6. El Castillo or Temple Kukulkan 

This four sided pyramid with a rectangular temple on the top is one of the tallest examples of Maya architecture. It has 365 steps total which represent the number of days in the Maya solar year. The facade of this extremely symmetrical structure bears decorative motifs of snakes and jaguar. El Castillo and its ingenuity represents the Mayan accurate astronomy. The temple was built for its astronomical use and as a symbol of worship for the God Kukulkan (the Feathered Serpent). Despite all the advanced culture evidence, still to this day no one could tell how this extremely advanced society, especially the one in Chichen Itza met a mysterious end. What happened? Where did they go? Why did they go? 

Is it a tourist trap?

I’ve been to a worse tourist trap such as Marrakech in Morocco, so I won’t say Chichen Itza is one. The archeological structures you find in this place are truly awesome and the history (and the dark secrets) behind it is very, very interesting, even for those that aren’t much into histories of ancient civilization. I recommend to anyone visiting Yucatan to visit it. 

Chichen Itza attracts thousands of tourists every week so expect the place to be a lot crowded compared to Tulum ruins. There are also more vendors that try to sell you overpriced gifts and trinkets, although they are absolutely not as pushy as the vendors at Djemaa El Fna in Marrakech. 
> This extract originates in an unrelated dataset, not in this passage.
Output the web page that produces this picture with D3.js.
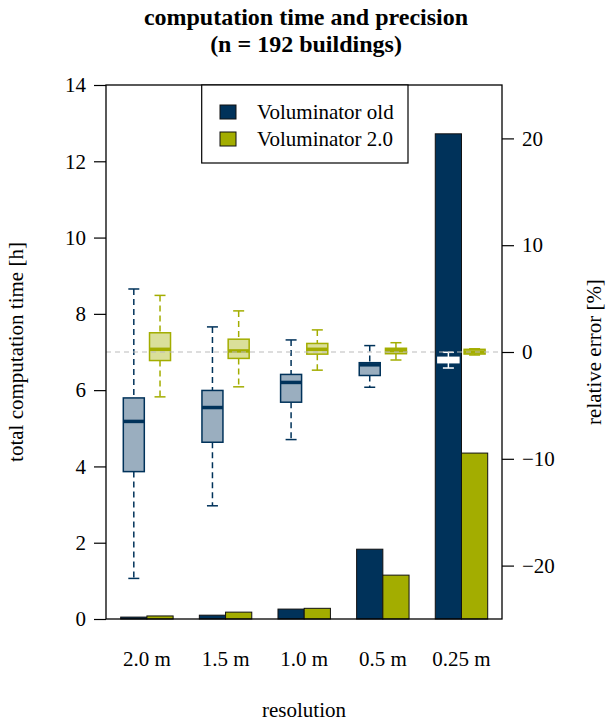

The vendors in Chichen Itza though, sell the most annoying thing on the planet, which, IMHO, should be banned: the Jaguar whistle. It’s this small flute that is supposed to imitate jaguar growl, and it’s so loud you can hear it from the underworld. Okay, probably that’s an exaggeration on my part but seriously, it’s freakin’ loud. 

The very intention of the Mayan architectural design is to amplify sound, so imagine these flutes being used by the vendors and those tourists children whose parents were idiotic enough to buy it for them amplified and echoed for hours. It made me want to commit a misdemeanour. Or a felony even.